## begin MATERIAL

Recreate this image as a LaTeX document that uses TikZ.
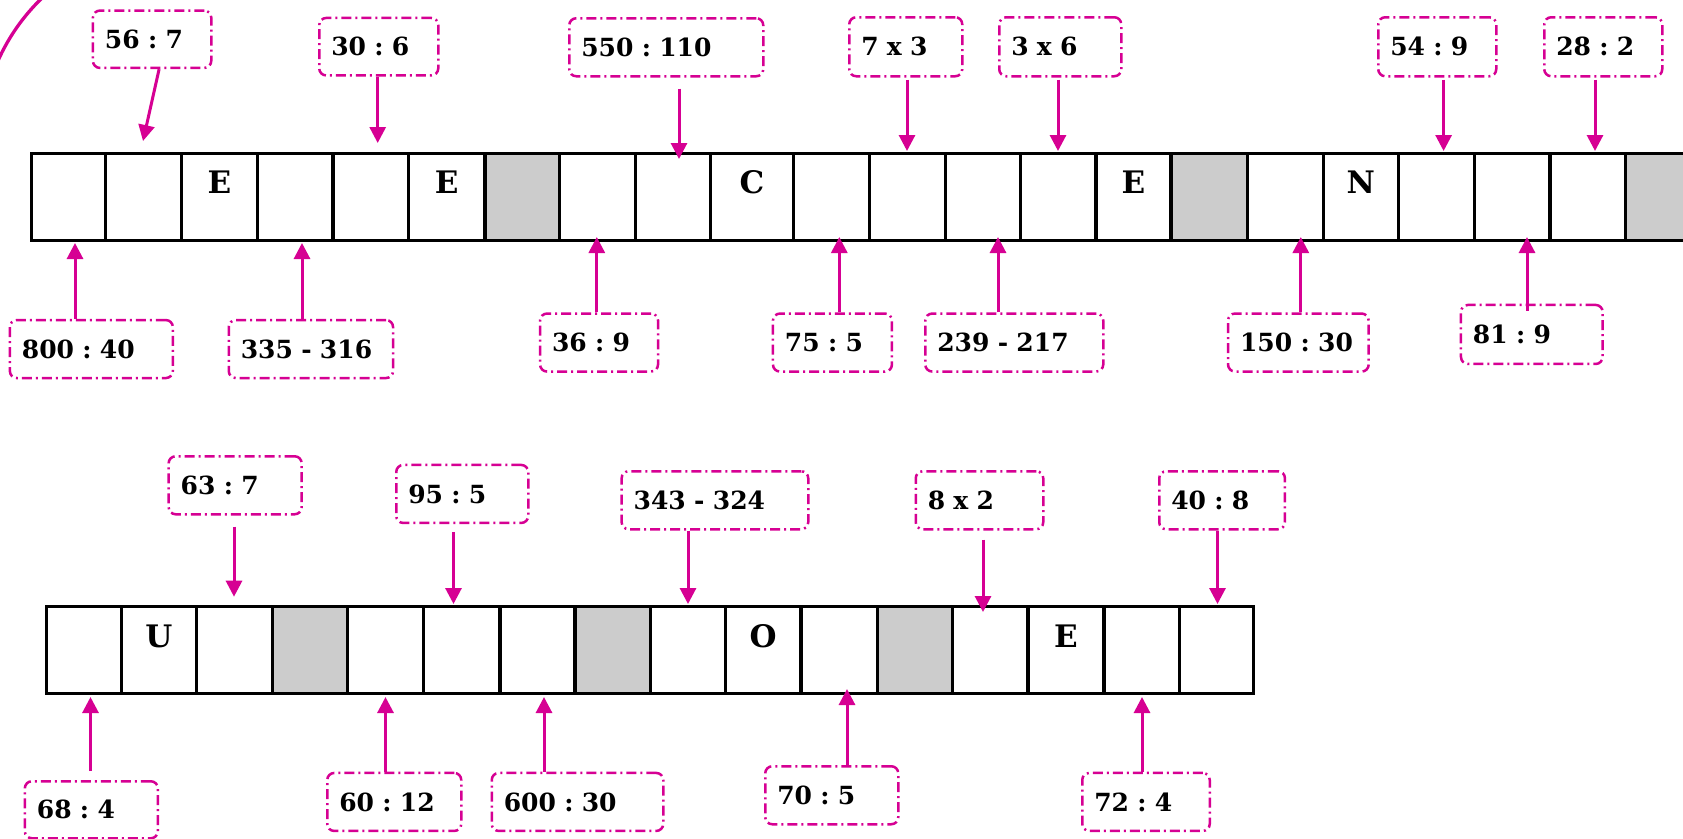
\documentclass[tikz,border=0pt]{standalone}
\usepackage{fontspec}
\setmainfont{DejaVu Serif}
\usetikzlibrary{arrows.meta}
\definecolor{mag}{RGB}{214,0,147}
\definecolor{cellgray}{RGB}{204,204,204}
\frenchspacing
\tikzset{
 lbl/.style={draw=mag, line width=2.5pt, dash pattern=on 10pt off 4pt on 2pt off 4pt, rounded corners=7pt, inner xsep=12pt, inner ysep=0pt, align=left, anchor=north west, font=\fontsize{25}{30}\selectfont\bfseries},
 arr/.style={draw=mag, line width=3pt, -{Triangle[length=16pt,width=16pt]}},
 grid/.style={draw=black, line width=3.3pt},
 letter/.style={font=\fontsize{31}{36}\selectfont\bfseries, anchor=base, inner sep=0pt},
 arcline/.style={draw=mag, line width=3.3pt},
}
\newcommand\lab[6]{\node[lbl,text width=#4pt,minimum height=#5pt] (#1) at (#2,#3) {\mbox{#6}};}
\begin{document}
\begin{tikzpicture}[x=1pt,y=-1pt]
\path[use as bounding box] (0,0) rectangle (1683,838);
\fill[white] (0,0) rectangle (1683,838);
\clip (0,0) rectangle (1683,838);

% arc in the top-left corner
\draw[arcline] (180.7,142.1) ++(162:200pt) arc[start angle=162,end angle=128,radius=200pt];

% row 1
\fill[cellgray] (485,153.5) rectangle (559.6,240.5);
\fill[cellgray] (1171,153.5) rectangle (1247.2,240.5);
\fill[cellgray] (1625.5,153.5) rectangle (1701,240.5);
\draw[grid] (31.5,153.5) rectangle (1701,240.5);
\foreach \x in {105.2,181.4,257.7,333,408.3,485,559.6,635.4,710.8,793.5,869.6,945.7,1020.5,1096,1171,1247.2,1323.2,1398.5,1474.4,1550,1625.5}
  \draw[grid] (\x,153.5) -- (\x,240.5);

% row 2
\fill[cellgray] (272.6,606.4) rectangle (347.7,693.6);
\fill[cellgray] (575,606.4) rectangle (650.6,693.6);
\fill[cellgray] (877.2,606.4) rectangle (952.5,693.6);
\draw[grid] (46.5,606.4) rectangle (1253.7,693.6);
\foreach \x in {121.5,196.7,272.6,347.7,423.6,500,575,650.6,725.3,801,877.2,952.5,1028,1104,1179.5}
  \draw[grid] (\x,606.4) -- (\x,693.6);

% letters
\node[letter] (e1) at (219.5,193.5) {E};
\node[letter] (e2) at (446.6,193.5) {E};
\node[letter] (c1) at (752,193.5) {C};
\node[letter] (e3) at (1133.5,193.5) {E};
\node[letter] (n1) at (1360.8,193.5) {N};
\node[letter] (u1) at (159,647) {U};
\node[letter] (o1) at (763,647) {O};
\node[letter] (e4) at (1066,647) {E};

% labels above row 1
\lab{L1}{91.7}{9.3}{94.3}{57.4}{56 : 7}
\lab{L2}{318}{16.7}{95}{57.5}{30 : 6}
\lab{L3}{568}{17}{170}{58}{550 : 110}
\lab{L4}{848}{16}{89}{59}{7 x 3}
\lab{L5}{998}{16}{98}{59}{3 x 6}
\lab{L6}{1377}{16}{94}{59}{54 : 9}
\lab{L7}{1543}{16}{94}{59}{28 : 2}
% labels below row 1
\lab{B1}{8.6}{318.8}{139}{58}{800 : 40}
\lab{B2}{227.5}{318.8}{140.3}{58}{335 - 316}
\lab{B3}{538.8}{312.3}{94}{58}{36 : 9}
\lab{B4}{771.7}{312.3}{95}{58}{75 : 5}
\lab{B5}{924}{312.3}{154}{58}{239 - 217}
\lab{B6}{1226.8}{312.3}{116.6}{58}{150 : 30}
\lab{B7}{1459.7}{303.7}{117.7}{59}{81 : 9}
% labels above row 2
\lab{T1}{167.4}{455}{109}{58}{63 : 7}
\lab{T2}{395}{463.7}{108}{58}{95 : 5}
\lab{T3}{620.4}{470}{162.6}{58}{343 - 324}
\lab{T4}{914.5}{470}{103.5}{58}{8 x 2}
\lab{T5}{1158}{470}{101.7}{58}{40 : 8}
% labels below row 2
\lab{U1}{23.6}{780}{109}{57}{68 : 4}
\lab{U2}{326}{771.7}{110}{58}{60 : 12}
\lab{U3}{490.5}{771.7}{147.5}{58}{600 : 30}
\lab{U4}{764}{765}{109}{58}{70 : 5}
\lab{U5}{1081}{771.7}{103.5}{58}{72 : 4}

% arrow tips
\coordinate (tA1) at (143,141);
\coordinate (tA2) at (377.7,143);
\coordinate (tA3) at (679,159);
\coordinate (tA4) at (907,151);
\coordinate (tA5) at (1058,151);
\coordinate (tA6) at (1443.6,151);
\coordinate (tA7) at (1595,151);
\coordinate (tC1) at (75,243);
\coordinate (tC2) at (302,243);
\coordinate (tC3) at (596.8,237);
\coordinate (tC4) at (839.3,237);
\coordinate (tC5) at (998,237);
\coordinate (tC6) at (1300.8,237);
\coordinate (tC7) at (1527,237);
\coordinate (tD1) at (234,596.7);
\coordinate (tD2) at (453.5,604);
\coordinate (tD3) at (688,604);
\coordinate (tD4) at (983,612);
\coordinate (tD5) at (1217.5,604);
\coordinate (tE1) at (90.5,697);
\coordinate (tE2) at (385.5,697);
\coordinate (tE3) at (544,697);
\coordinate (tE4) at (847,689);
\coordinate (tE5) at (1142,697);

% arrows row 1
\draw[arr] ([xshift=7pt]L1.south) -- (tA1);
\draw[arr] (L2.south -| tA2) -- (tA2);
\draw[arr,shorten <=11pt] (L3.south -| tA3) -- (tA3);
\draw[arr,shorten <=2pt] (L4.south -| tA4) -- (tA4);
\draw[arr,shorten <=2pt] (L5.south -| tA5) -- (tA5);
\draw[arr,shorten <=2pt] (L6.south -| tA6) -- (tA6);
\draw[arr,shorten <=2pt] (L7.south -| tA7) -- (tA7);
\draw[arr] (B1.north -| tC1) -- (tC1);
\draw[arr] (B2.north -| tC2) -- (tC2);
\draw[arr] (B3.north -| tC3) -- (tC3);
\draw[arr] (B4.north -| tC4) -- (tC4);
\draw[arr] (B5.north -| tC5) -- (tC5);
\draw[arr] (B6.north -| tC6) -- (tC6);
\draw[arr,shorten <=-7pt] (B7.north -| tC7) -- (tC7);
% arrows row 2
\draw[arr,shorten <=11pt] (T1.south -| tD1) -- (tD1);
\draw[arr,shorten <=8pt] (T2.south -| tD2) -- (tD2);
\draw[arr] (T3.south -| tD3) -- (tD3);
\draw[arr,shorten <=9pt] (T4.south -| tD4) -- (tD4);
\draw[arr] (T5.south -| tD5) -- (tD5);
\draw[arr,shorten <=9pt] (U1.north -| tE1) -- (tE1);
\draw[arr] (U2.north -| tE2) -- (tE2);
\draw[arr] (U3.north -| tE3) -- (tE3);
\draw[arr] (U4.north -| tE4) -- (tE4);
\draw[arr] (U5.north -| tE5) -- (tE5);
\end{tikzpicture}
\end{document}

## end MATERIAL

- THE REQUEST -
Exclude every picture and copy the remaining data exactly.

- PROBLEM SOLUTION -
Recreate this image as a LaTeX document that uses TikZ.
\documentclass[tikz,border=0pt]{standalone}
\usepackage{fontspec}
\setmainfont{DejaVu Serif}
\usetikzlibrary{arrows.meta}
\definecolor{mag}{RGB}{214,0,147}
\definecolor{cellgray}{RGB}{204,204,204}
\frenchspacing
\tikzset{
 lbl/.style={draw=mag, line width=2.5pt, dash pattern=on 10pt off 4pt on 2pt off 4pt, rounded corners=7pt, inner xsep=12pt, inner ysep=0pt, align=left, anchor=north west, font=\fontsize{25}{30}\selectfont\bfseries},
 arr/.style={draw=mag, line width=3pt, -{Triangle[length=16pt,width=16pt]}},
 grid/.style={draw=black, line width=3.3pt},
 letter/.style={font=\fontsize{31}{36}\selectfont\bfseries, anchor=base, inner sep=0pt},
 arcline/.style={draw=mag, line width=3.3pt},
}
\newcommand\lab[6]{\node[lbl,text width=#4pt,minimum height=#5pt] (#1) at (#2,#3) {\mbox{#6}};}
\begin{document}
\begin{tikzpicture}[x=1pt,y=-1pt]
\path[use as bounding box] (0,0) rectangle (1683,838);
\fill[white] (0,0) rectangle (1683,838);
\clip (0,0) rectangle (1683,838);

% arc in the top-left corner
\draw[arcline] (180.7,142.1) ++(162:200pt) arc[start angle=162,end angle=128,radius=200pt];

% row 1
\fill[cellgray] (485,153.5) rectangle (559.6,240.5);
\fill[cellgray] (1171,153.5) rectangle (1247.2,240.5);
\fill[cellgray] (1625.5,153.5) rectangle (1701,240.5);
\draw[grid] (31.5,153.5) rectangle (1701,240.5);
\foreach \x in {105.2,181.4,257.7,333,408.3,485,559.6,635.4,710.8,793.5,869.6,945.7,1020.5,1096,1171,1247.2,1323.2,1398.5,1474.4,1550,1625.5}
  \draw[grid] (\x,153.5) -- (\x,240.5);

% row 2
\fill[cellgray] (272.6,606.4) rectangle (347.7,693.6);
\fill[cellgray] (575,606.4) rectangle (650.6,693.6);
\fill[cellgray] (877.2,606.4) rectangle (952.5,693.6);
\draw[grid] (46.5,606.4) rectangle (1253.7,693.6);
\foreach \x in {121.5,196.7,272.6,347.7,423.6,500,575,650.6,725.3,801,877.2,952.5,1028,1104,1179.5}
  \draw[grid] (\x,606.4) -- (\x,693.6);

% letters
\node[letter] (e1) at (219.5,193.5) {E};
\node[letter] (e2) at (446.6,193.5) {E};
\node[letter] (c1) at (752,193.5) {C};
\node[letter] (e3) at (1133.5,193.5) {E};
\node[letter] (n1) at (1360.8,193.5) {N};
\node[letter] (u1) at (159,647) {U};
\node[letter] (o1) at (763,647) {O};
\node[letter] (e4) at (1066,647) {E};

% labels above row 1
\lab{L1}{91.7}{9.3}{94.3}{57.4}{56 : 7}
\lab{L2}{318}{16.7}{95}{57.5}{30 : 6}
\lab{L3}{568}{17}{170}{58}{550 : 110}
\lab{L4}{848}{16}{89}{59}{7 x 3}
\lab{L5}{998}{16}{98}{59}{3 x 6}
\lab{L6}{1377}{16}{94}{59}{54 : 9}
\lab{L7}{1543}{16}{94}{59}{28 : 2}
% labels below row 1
\lab{B1}{8.6}{318.8}{139}{58}{800 : 40}
\lab{B2}{227.5}{318.8}{140.3}{58}{335 - 316}
\lab{B3}{538.8}{312.3}{94}{58}{36 : 9}
\lab{B4}{771.7}{312.3}{95}{58}{75 : 5}
\lab{B5}{924}{312.3}{154}{58}{239 - 217}
\lab{B6}{1226.8}{312.3}{116.6}{58}{150 : 30}
\lab{B7}{1459.7}{303.7}{117.7}{59}{81 : 9}
% labels above row 2
\lab{T1}{167.4}{455}{109}{58}{63 : 7}
\lab{T2}{395}{463.7}{108}{58}{95 : 5}
\lab{T3}{620.4}{470}{162.6}{58}{343 - 324}
\lab{T4}{914.5}{470}{103.5}{58}{8 x 2}
\lab{T5}{1158}{470}{101.7}{58}{40 : 8}
% labels below row 2
\lab{U1}{23.6}{780}{109}{57}{68 : 4}
\lab{U2}{326}{771.7}{110}{58}{60 : 12}
\lab{U3}{490.5}{771.7}{147.5}{58}{600 : 30}
\lab{U4}{764}{765}{109}{58}{70 : 5}
\lab{U5}{1081}{771.7}{103.5}{58}{72 : 4}

% arrow tips
\coordinate (tA1) at (143,141);
\coordinate (tA2) at (377.7,143);
\coordinate (tA3) at (679,159);
\coordinate (tA4) at (907,151);
\coordinate (tA5) at (1058,151);
\coordinate (tA6) at (1443.6,151);
\coordinate (tA7) at (1595,151);
\coordinate (tC1) at (75,243);
\coordinate (tC2) at (302,243);
\coordinate (tC3) at (596.8,237);
\coordinate (tC4) at (839.3,237);
\coordinate (tC5) at (998,237);
\coordinate (tC6) at (1300.8,237);
\coordinate (tC7) at (1527,237);
\coordinate (tD1) at (234,596.7);
\coordinate (tD2) at (453.5,604);
\coordinate (tD3) at (688,604);
\coordinate (tD4) at (983,612);
\coordinate (tD5) at (1217.5,604);
\coordinate (tE1) at (90.5,697);
\coordinate (tE2) at (385.5,697);
\coordinate (tE3) at (544,697);
\coordinate (tE4) at (847,689);
\coordinate (tE5) at (1142,697);

% arrows row 1
\draw[arr] ([xshift=7pt]L1.south) -- (tA1);
\draw[arr] (L2.south -| tA2) -- (tA2);
\draw[arr,shorten <=11pt] (L3.south -| tA3) -- (tA3);
\draw[arr,shorten <=2pt] (L4.south -| tA4) -- (tA4);
\draw[arr,shorten <=2pt] (L5.south -| tA5) -- (tA5);
\draw[arr,shorten <=2pt] (L6.south -| tA6) -- (tA6);
\draw[arr,shorten <=2pt] (L7.south -| tA7) -- (tA7);
\draw[arr] (B1.north -| tC1) -- (tC1);
\draw[arr] (B2.north -| tC2) -- (tC2);
\draw[arr] (B3.north -| tC3) -- (tC3);
\draw[arr] (B4.north -| tC4) -- (tC4);
\draw[arr] (B5.north -| tC5) -- (tC5);
\draw[arr] (B6.north -| tC6) -- (tC6);
\draw[arr,shorten <=-7pt] (B7.north -| tC7) -- (tC7);
% arrows row 2
\draw[arr,shorten <=11pt] (T1.south -| tD1) -- (tD1);
\draw[arr,shorten <=8pt] (T2.south -| tD2) -- (tD2);
\draw[arr] (T3.south -| tD3) -- (tD3);
\draw[arr,shorten <=9pt] (T4.south -| tD4) -- (tD4);
\draw[arr] (T5.south -| tD5) -- (tD5);
\draw[arr,shorten <=9pt] (U1.north -| tE1) -- (tE1);
\draw[arr] (U2.north -| tE2) -- (tE2);
\draw[arr] (U3.north -| tE3) -- (tE3);
\draw[arr] (U4.north -| tE4) -- (tE4);
\draw[arr] (U5.north -| tE5) -- (tE5);
\end{tikzpicture}
\end{document}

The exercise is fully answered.